What Is First-Party Tracking and Why It Matters in 2026

·7 min read

If you run paid ads for an eCommerce store, you have probably noticed your reported numbers drifting further from reality each year. Facebook says it drove 200 purchases last month. Google claims 180. But your Shopify dashboard only shows 250 total orders. The math does not add up, and it has not for a while.

The root cause is the decline of third-party tracking. Browser privacy updates like Safari's Intelligent Tracking Prevention (ITP), Firefox's Enhanced Tracking Protection, and Chrome's evolving Privacy Sandbox have systematically dismantled the cookie-based infrastructure that ad platforms relied on for conversion tracking. iOS 14.5 accelerated this by letting users opt out of cross-app tracking, and the majority did. The result: ad platforms are flying partially blind.

First-party tracking is the solution that forward-thinking brands are adopting. Instead of relying on third-party cookies set by external ad platforms, first-party tracking uses your own domain to collect conversion data. When a visitor lands on your store from a Facebook ad, the tracking pixel fires from your domain, not facebook.com. This means the data is classified as first-party by the browser and is not subject to the same blocking rules.

The practical difference is significant. Brands that switch from standard pixel-based tracking to first-party server-side tracking typically see a 20 to 40 percent increase in attributed conversions. That is not because more people are buying. It is because the tracking is finally catching conversions that were always happening but going unreported.

First-party tracking also enables cross-device attribution. When a customer clicks an ad on their phone during lunch and then completes the purchase on their laptop that evening, third-party cookies cannot connect those two sessions. First-party tracking with server-side event matching can, because it ties sessions to deterministic identifiers like email addresses and customer IDs rather than ephemeral browser cookies.

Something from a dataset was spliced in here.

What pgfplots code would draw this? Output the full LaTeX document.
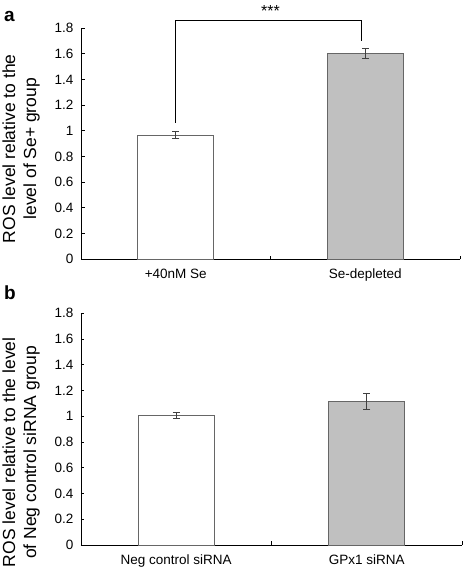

For Shopify merchants specifically, implementing first-party tracking involves three components. First, a JavaScript snippet on your storefront that collects pageview and add-to-cart events from your own subdomain. Second, a server-side webhook integration that captures completed orders with full attribution data. Third, a server-side Conversions API integration that sends this verified data back to ad platforms, giving their algorithms accurate signals to optimize against.

The brands that invest in first-party data infrastructure now are building a durable competitive advantage. As privacy regulations tighten and third-party signals continue to erode, the gap between brands with accurate data and those relying on platform-reported numbers will only widen. First-party tracking is not a workaround. It is the new foundation for performance marketing.